Asymmetric grinds are more than edge bevels... Its the whole knife and it is ground with asymmetry in mind.
Starting with the blade, it is angular ground on the presentation side and flat ground on the backside. This makes it so you MUST sharpen it properly or you ruin the geometry because the blade itself is asymmetric.
The edge is most commonly referred to as the 70/30, some call it 60/40 or 90/10 but if we are talking about Japanese knives its 70/30. Of the hundreds if not thousands I have sharpened its always a 70/30 ratio... If you are doing it right.
Doing it right always seems to be the problem, many seem to forget that the center line of the blade is still where you want the apex of the edge to end up. The edge angle should also not change... Its a 70/30 ratio, not an angle. The bigger issue is bad instructors telling everyone that ALL knives should be sharpened this way, which leads to inexperienced sharpeners making all their knives single bevel knives. This is especially bad for clad knives and I'll let you guess why.

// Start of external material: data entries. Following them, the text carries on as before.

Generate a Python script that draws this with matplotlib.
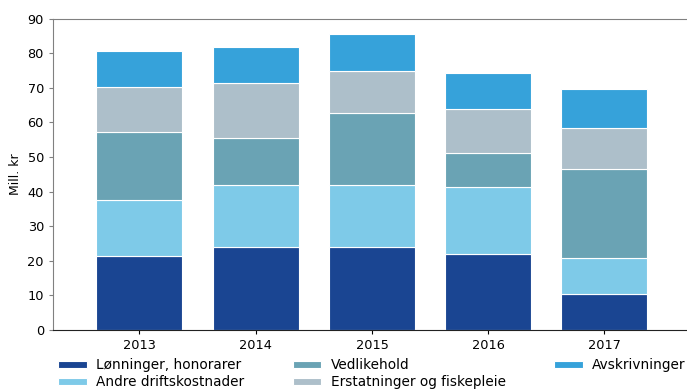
import numpy as np
import matplotlib.pyplot as plt

# Data (Mill. kr)
years = ["2013", "2014", "2015", "2016", "2017"]
lonninger = [21.5, 23.9, 24.1, 22.1, 10.5]
andre_drift = [16.0, 18.0, 17.7, 19.1, 10.2]
vedlikehold = [19.7, 13.6, 20.9, 10.0, 25.8]
erstatninger = [13.0, 16.0, 12.0, 12.7, 11.9]
avskrivninger = [10.3, 10.3, 10.9, 10.4, 11.2]

series = [
    ("Lønninger, honorarer", lonninger, "#1a4592"),
    ("Andre driftskostnader", andre_drift, "#7ecae8"),
    ("Vedlikehold", vedlikehold, "#6aa3b4"),
    ("Erstatninger og fiskepleie", erstatninger, "#adbfca"),
    ("Avskrivninger", avskrivninger, "#36a2da"),
]

plt.rcParams["font.family"] = "DejaVu Sans"
fig = plt.figure(figsize=(6.87, 3.89), dpi=100)
ax = fig.add_axes([0.0771, 0.1517, 0.9229, 0.8007])

x = np.arange(len(years))
bottom = np.zeros(len(years))
handles = {}
for name, vals, col in series:
    bars = ax.bar(x, vals, 0.74, bottom=bottom, color=col,
                  edgecolor="white", linewidth=0.8, label=name)
    handles[name] = bars
    bottom += np.array(vals)

ax.set_xlim(-0.744, 4.71)
ax.set_ylim(0, 90)
ax.set_yticks(np.arange(0, 91, 10))
ax.set_xticks(x)
ax.set_xticklabels(years)
ax.set_ylabel("Mill. kr", fontsize=9, labelpad=4)
ax.tick_params(axis="both", labelsize=9.3)
ax.tick_params(axis="y", color="#808080", length=3)
ax.tick_params(axis="x", length=3)

ax.spines["right"].set_visible(False)
ax.spines["top"].set_color("#808080")
ax.spines["left"].set_color("#808080")
ax.spines["bottom"].set_color("#222222")

# Column-major ordering so the legend fills like the original
order = ["Lønninger, honorarer", "Andre driftskostnader", "Vedlikehold",
         "Erstatninger og fiskepleie", "Avskrivninger"]
fig.legend([handles[n] for n in order], order, ncol=3, loc="upper left",
           bbox_to_anchor=(0.0844, 0.079), frameon=False, fontsize=9.8,
           borderpad=0, borderaxespad=0, handlelength=2.1, handleheight=0.5,
           labelspacing=0.22, columnspacing=3.55, handletextpad=0.7)

fig.savefig("out.png", dpi=100)
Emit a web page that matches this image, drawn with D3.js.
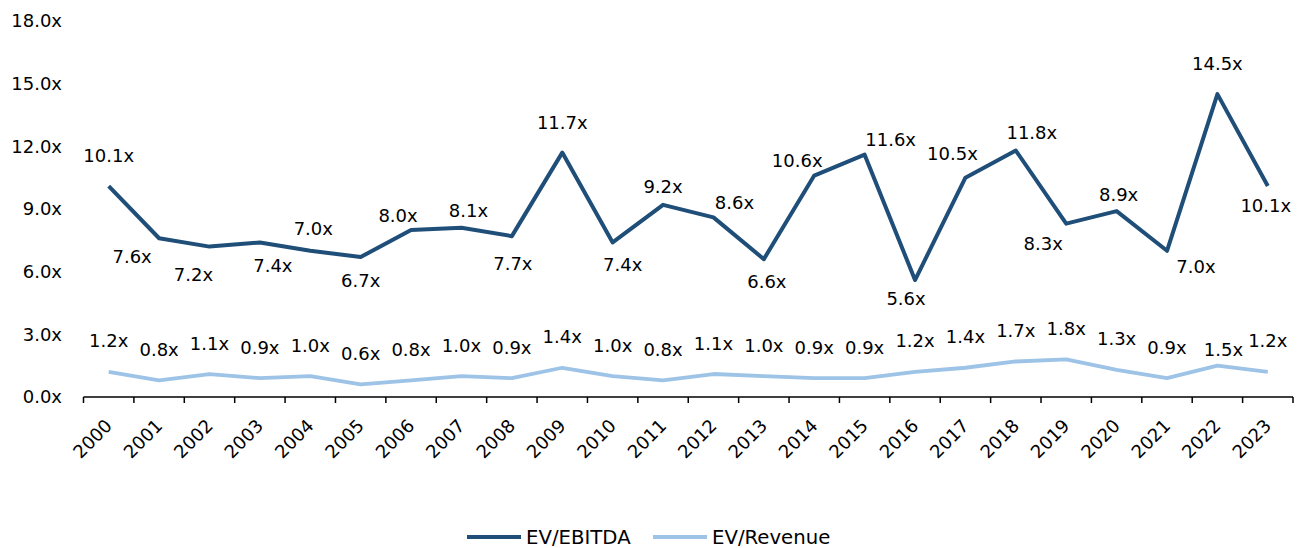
<!DOCTYPE html>
<html>
<head>
<meta charset="utf-8">
<script src="https://cdn.jsdelivr.net/npm/d3@7"></script>
<style>
  body { margin: 0; background: #fff; }
  text { font-family: "DejaVu Sans", sans-serif; fill: #000; }
</style>
</head>
<body>
<script>
var years = ["2000","2001","2002","2003","2004","2005","2006","2007","2008","2009","2010","2011",
             "2012","2013","2014","2015","2016","2017","2018","2019","2020","2021","2022","2023"];
var evEbitda  = [10.1,7.6,7.2,7.4,7.0,6.7,8.0,8.1,7.7,11.7,7.4,9.2,8.6,6.6,10.6,11.6,5.6,10.5,11.8,8.3,8.9,7.0,14.5,10.1];
var evRevenue = [1.2,0.8,1.1,0.9,1.0,0.6,0.8,1.0,0.9,1.4,1.0,0.8,1.1,1.0,0.9,0.9,1.2,1.4,1.7,1.8,1.3,0.9,1.5,1.2];
var yTicks = [0, 3, 6, 9, 12, 15, 18];
var seriesNames = ["EV/EBITDA", "EV/Revenue"];

// label nudges (layout only), [dx, dy] from the point
var ebitdaNudge = [[0,-31],[-27,18],[-16,28],[13,23],[3,-22],[0,23],[-13,-14],[7,-17],[1,27],[0,-30],[10,22],[0,-18],
                   [21,-15],[3,22],[-17,-15],[26,-15],[-9,18],[-13,-24],[16,-18],[-23,20],[2,-17],[29,16],[0,-31],[-2,19]];
var revenueNudge = years.map(function(d, i) { return i === 22 ? [6,-16] : [0,-31]; });

var colors = ["#1F4E79", "#9DC3E6"];

var svg = d3.select("body").append("svg")
  .attr("width", 1306)
  .attr("height", 548);

var x = d3.scaleBand().domain(years).range([83.5, 1293]);
var y = d3.scaleLinear().domain([0, 18]).range([397, 21]);
var fmt = function(v) { return d3.format(".1f")(v) + "x"; };

// y axis labels
var yAxis = svg.append("g")
  .attr("transform", "translate(70,0)")
  .call(d3.axisLeft(y).tickValues(yTicks).tickSize(0).tickPadding(8).tickFormat(fmt));
yAxis.select(".domain").remove();
yAxis.selectAll("text")
  .style("font-family", "DejaVu Sans")
  .style("font-size", "18px")
  .attr("fill", "#000");

// x axis
var xg = svg.append("g");
xg.append("line")
  .attr("x1", x.range()[0]).attr("x2", x.range()[1])
  .attr("y1", y(0)).attr("y2", y(0))
  .attr("stroke", "#000").attr("stroke-width", 1.5);
var edges = years.map(function(d) { return x(d); }).concat([x.range()[1]]);
xg.selectAll(".tick")
  .data(edges)
  .enter().append("line")
    .attr("x1", function(d) { return d; }).attr("x2", function(d) { return d; })
    .attr("y1", y(0)).attr("y2", y(0) + 6)
    .attr("stroke", "#000").attr("stroke-width", 1.5);
xg.selectAll(".yr")
  .data(years)
  .enter().append("text")
    .attr("transform", function(d) { return "translate(" + (x(d) + x.bandwidth() / 2 + 4.5) + "," + (y(0) + 30) + ") rotate(-45)"; })
    .attr("text-anchor", "end")
    .style("font-size", "18px")
    .text(function(d) { return d; });

var line = d3.line()
  .x(function(d, i) { return x(years[i]) + x.bandwidth() / 2; })
  .y(function(d) { return y(d); });

svg.append("path")
  .datum(evRevenue)
  .attr("d", line)
  .attr("fill", "none")
  .attr("stroke", colors[1])
  .attr("stroke-width", 3.8)
  .attr("stroke-linejoin", "round");

svg.append("path")
  .datum(evEbitda)
  .attr("d", line)
  .attr("fill", "none")
  .attr("stroke", colors[0])
  .attr("stroke-width", 4)
  .attr("stroke-linejoin", "round");

function addLabels(values, nudge, cls) {
  svg.selectAll("." + cls)
    .data(values)
    .enter().append("text")
      .attr("class", cls)
      .attr("x", function(d, i) { return x(years[i]) + x.bandwidth() / 2 + nudge[i][0]; })
      .attr("y", function(d, i) { return y(d) + nudge[i][1]; })
      .attr("dy", "0.36em")
      .attr("text-anchor", "middle")
      .style("font-size", "18px")
      .text(fmt);
}
addLabels(evEbitda, ebitdaNudge, "lbl-ebitda");
addLabels(evRevenue, revenueNudge, "lbl-rev");

// legend
var legendX = [467, 653];
var legend = svg.selectAll(".legend")
  .data(seriesNames)
  .enter().append("g")
    .attr("class", "legend")
    .attr("transform", function(d, i) { return "translate(" + legendX[i] + ",537)"; });
legend.append("line")
  .attr("x1", 0).attr("x2", 54)
  .attr("stroke", function(d, i) { return colors[i]; })
  .attr("stroke-width", 4);
legend.append("text")
  .attr("x", 59)
  .attr("dy", "0.36em")
  .style("font-size", "19.7px")
  .text(function(d) { return d; });
</script>
</body>
</html>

For stone, I am almost always recommending the Shapton Glass and they would do fine here especially in the coarse grits but for a 1k and up I much prefer softer stones on J-knives. On softer stainless blends to include VG-10 the Chosera 400 and Naniwa 2k Aotoshi is a touch combo to beat. The Chosera 400 is literally one of the fastest cutting Japanese waterstones but yields a scratch pattern more like an 800-1000 grit stones. The 2k "Green Brick" as it is called is very aggressive at removing metal from the start but quickly starts to polish and finishes near a 4k level. The edge has more bite but a more polished sharpness and excellent for kitchen work. The Arashiyama 1k and 6k are also very good, my first stone set actually, and probably near ideal for most kitchen knives. I also really like the Suehiro Cerax 1k and 6k, muddy stones but very fast and produce a very good edge on a wide range of steels.